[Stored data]
::::

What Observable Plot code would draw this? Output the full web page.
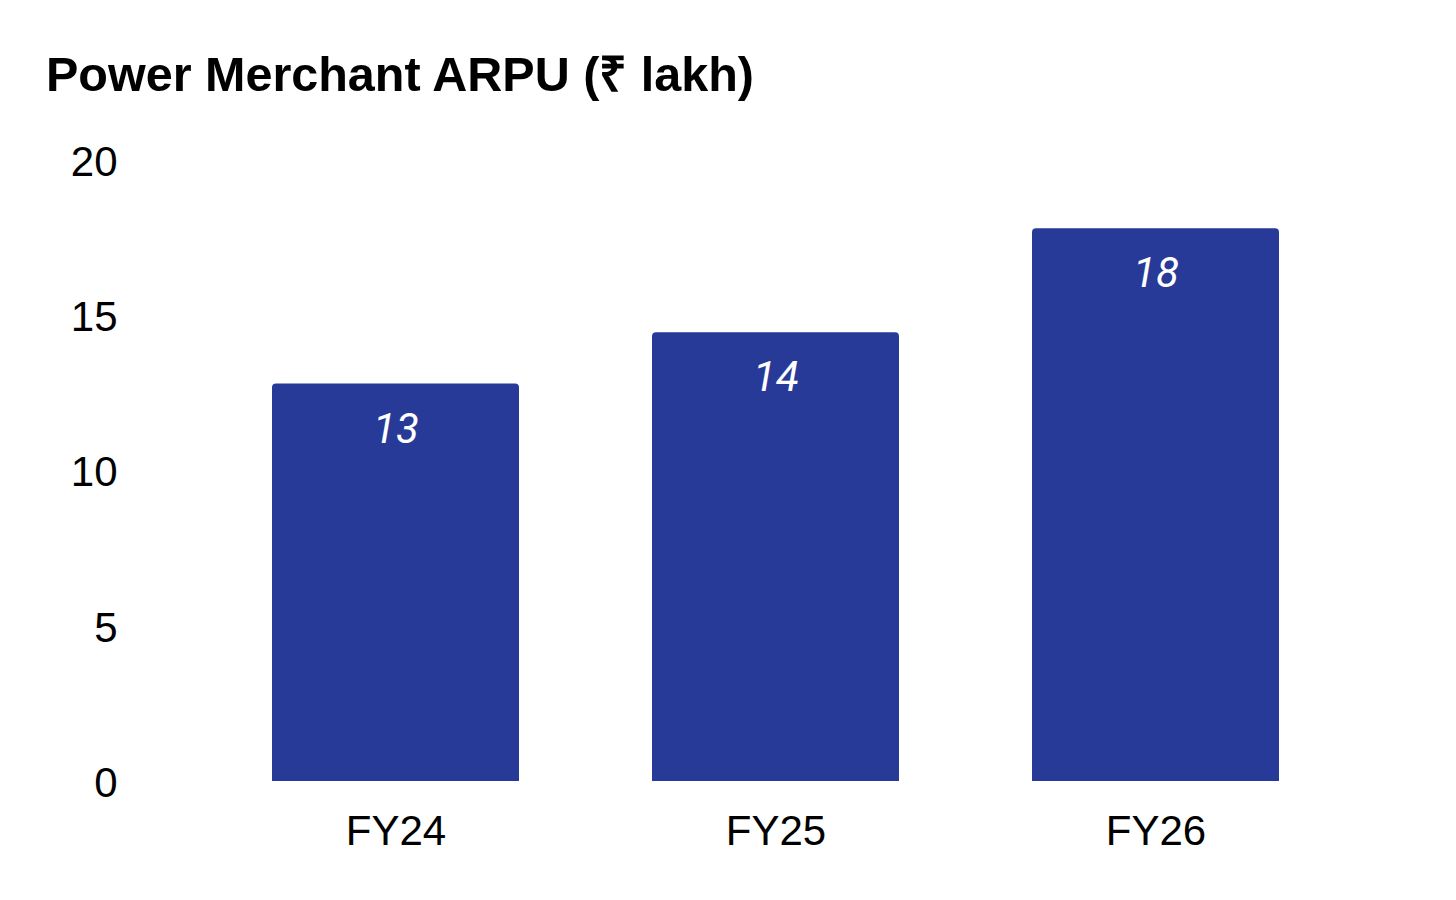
<!DOCTYPE html>
<html>
<head>
<meta charset="utf-8">
<script src="https://cdn.jsdelivr.net/npm/d3@7"></script>
<script src="https://cdn.jsdelivr.net/npm/@observablehq/plot@0.6"></script>
<style>
  html, body { margin: 0; padding: 0; background: #ffffff; }
  #title {
    margin: 51px 0 0 46px;
    height: 47px;
    font-family: "Liberation Sans", Arial, sans-serif;
    font-weight: bold;
    font-size: 48.5px;
    line-height: 47px;
    color: #000000;
    white-space: nowrap;
  }
</style>
</head>
<body>
<div id="title">Power Merchant ARPU (₹ lakh)</div>
<div id="chart"></div>
<script>
const years = ["FY24", "FY25", "FY26"];
const arpu = [12.8, 14.45, 17.8];
const yTicks = [0, 5, 10, 15, 20];

const data = years.map((year, i) => ({year, value: arpu[i]}));

const chart = Plot.plot({
  width: 1456,
  height: 783,
  marginTop: 62,
  marginBottom: 100,
  marginLeft: 139,
  marginRight: 44,
  style: {fontFamily: "'Liberation Sans', Arial, sans-serif", fontSize: "42px", color: "#000", background: "#fff"},
  x: {domain: years, padding: 0.35, label: null},
  y: {domain: [0, 20], label: null},
  marks: [
    Plot.axisY({ticks: yTicks, tickSize: 0, tickPadding: 22, label: null, fontSize: 42, dy: 2}),
    Plot.axisX({tickSize: 0, tickPadding: 34, label: null, fontSize: 42}),
    Plot.barY(data, {x: "year", y: "value", fill: "#283a97", ry1: 4}),
    Plot.text(data, {
      x: "year", y: "value",
      text: d => String(Math.round(d.value)),
      fill: "#ffffff",
      fontFamily: "Roboto, sans-serif",
      fontStyle: "italic",
      fontSize: 42,
      lineAnchor: "middle",
      dy: 45
    })
  ]
});
document.getElementById("chart").appendChild(chart);
</script>
</body>
</html>
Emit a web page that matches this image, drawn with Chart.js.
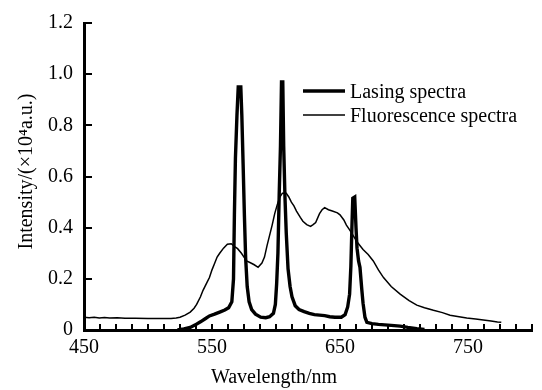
<!DOCTYPE html>
<html><head><meta charset="utf-8">
<script src="https://cdn.jsdelivr.net/npm/chart.js@4"></script>
<style>html,body{margin:0;padding:0;background:#fff}#wrap{width:542px;height:390px}</style>
</head><body><div id="wrap"><canvas id="c" width="542" height="390"></canvas></div>
<script>
const fluoWavelength = [450,454,458,462,466,470,476,482,490,500,510,518,522,525,529,533,536,538,541,543,546,548,550,552,554,556,559,562,565,568,570,573,575,577,580,583,586,589,591,593,595,597,599,601,603,605,608,610,612,614,616,619,621,624,627,629,631,634,636,638,641,644,648,650,653,655,657,659,662,664,668,672,676,680,684,690,697,704,710,716,723,730,736,743,749,756,762,768,773,776];
const fluoIntensity = [0.050,0.048,0.050,0.047,0.049,0.047,0.048,0.046,0.046,0.045,0.045,0.045,0.047,0.050,0.058,0.070,0.085,0.100,0.130,0.155,0.185,0.205,0.235,0.260,0.285,0.300,0.320,0.335,0.337,0.325,0.318,0.300,0.285,0.270,0.263,0.255,0.245,0.262,0.285,0.330,0.370,0.410,0.455,0.490,0.520,0.535,0.535,0.520,0.500,0.485,0.465,0.440,0.425,0.412,0.405,0.412,0.420,0.455,0.470,0.478,0.470,0.465,0.458,0.450,0.430,0.410,0.395,0.380,0.355,0.340,0.315,0.295,0.270,0.235,0.205,0.170,0.140,0.115,0.097,0.087,0.077,0.068,0.058,0.052,0.047,0.043,0.039,0.035,0.031,0.030];
const laserWavelength = [523,528,533,537,541,545,548,552,556,560,563,565.5,566.8,567.5,568.3,569.5,570.5,572.5,573.3,574.3,575.3,576.3,577.5,579,581,584,588,592,595,598,599.5,600.5,601.5,602.5,603.5,604.3,605.3,606,607,608,609.4,611,612.5,615,618,622,626,630,634,638,642,646,651,654,656,657.5,658.5,659.3,660,661.5,662.5,663.3,664.5,665.6,667,668,669.5,671,675,680,685,690,697,703,710,716];
const laserIntensity = [0.000,0.004,0.010,0.020,0.032,0.045,0.055,0.062,0.070,0.078,0.087,0.110,0.200,0.450,0.670,0.840,0.950,0.950,0.840,0.650,0.450,0.280,0.170,0.110,0.080,0.062,0.050,0.048,0.052,0.065,0.100,0.180,0.300,0.530,0.720,0.970,0.970,0.720,0.520,0.380,0.240,0.170,0.130,0.095,0.080,0.072,0.065,0.060,0.058,0.056,0.052,0.050,0.050,0.060,0.090,0.140,0.250,0.400,0.515,0.520,0.400,0.320,0.270,0.245,0.160,0.105,0.050,0.030,0.025,0.022,0.020,0.018,0.015,0.010,0.005,0.002];
const seriesNames = ['Lasing spectra', 'Fluorescence spectra'];
const xTickLabels = [450, 550, 650, 750];
const xMinorStep = 12.5;
const yTickLabels = ['0', '0.2', '0.4', '0.6', '0.8', '1.0', '1.2'];
const xAxisTitle = 'Wavelength/nm';
const yAxisTitle = 'Intensity/(×10⁴a.u.)';

const FONT = "'Liberation Serif', 'Times New Roman', serif";
const toPts = (xs, ys) => xs.map((x, i) => ({x: x, y: ys[i]}));

const decor = {
  id: 'decor',
  afterDraw(chart) {
    const ctx = chart.ctx, ca = chart.chartArea;
    const xs = chart.scales.x, ys = chart.scales.y;
    ctx.save();
    ctx.strokeStyle = '#000';
    ctx.lineWidth = 2;
    ctx.beginPath();
    xs.ticks.forEach(t => {
      const px = Math.round(xs.getPixelForValue(t.value));
      ctx.moveTo(px, ca.bottom); ctx.lineTo(px, ca.bottom - 6);
    });
    ys.ticks.forEach(t => {
      const py = Math.round(ys.getPixelForValue(t.value));
      ctx.moveTo(ca.left, py); ctx.lineTo(ca.left + 8, py);
    });
    ctx.stroke();
    // legend
    ctx.fillStyle = '#000';
    ctx.font = '20px ' + FONT;
    ctx.textBaseline = 'alphabetic';
    ctx.textAlign = 'left';
    chart.data.datasets.forEach((ds, i) => {
      const ly = ca.top + 68 + i * 24;
      ctx.lineWidth = ds.borderWidth;
      ctx.beginPath();
      ctx.moveTo(ca.left + 219, ly); ctx.lineTo(ca.left + 261, ly);
      ctx.stroke();
      ctx.fillText(ds.label, ca.left + 266, ly + 7);
    });
    // axis titles
    ctx.textAlign = 'center';
    ctx.fillText(xAxisTitle, ca.left + 190, 383);
    ctx.save();
    ctx.translate(32, (ca.top + ca.bottom) / 2 - 5);
    ctx.rotate(-Math.PI / 2);
    ctx.fillText(yAxisTitle, 0, 0);
    ctx.restore();
    ctx.restore();
  }
};

new Chart(document.getElementById('c'), {
  type: 'line',
  data: {
    datasets: [
      {label: seriesNames[0], data: toPts(laserWavelength, laserIntensity), borderColor: '#000', borderWidth: 3.4, pointRadius: 0, tension: 0, fill: false},
      {label: seriesNames[1], data: toPts(fluoWavelength, fluoIntensity), borderColor: '#000', borderWidth: 1.5, pointRadius: 0, tension: 0, fill: false}
    ]
  },
  options: {
    responsive: false,
    animation: false,
    devicePixelRatio: 1,
    layout: {padding: {top: 20, right: 10, left: 0, bottom: 0}},
    plugins: {legend: {display: false}, tooltip: {enabled: false}},
    scales: {
      x: {
        type: 'linear', min: 450, max: 800,
        afterFit(s) { s.height = 60; },
        afterBuildTicks(s) {
          const t = [];
          for (let v = s.min; v <= s.max + 1e-9; v += xMinorStep) t.push({value: v});
          s.ticks = t;
        },
        grid: {display: false, drawTicks: false},
        border: {display: true, color: '#000', width: 3},
        ticks: {
          autoSkip: false, maxRotation: 0, padding: 6, color: '#000',
          font: {family: FONT, size: 20},
          callback: v => xTickLabels.includes(v) ? String(v) : ''
        }
      },
      y: {
        min: 0, max: 1.2,
        afterFit(s) { s.width = 84; },
        grid: {display: false, drawTicks: false},
        border: {display: true, color: '#000', width: 3},
        ticks: {
          stepSize: 0.2, padding: 11, color: '#000',
          font: {family: FONT, size: 20},
          callback: (v, i) => yTickLabels[i]
        }
      }
    }
  },
  plugins: [decor]
});
</script>
</body></html>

::::

What the exercise asks: Using the material above, copy every line in which the string "page" occurs.

Output below:
What Observable Plot code would draw this? Output the full web page.
Emit a web page that matches this image, drawn with Chart.js.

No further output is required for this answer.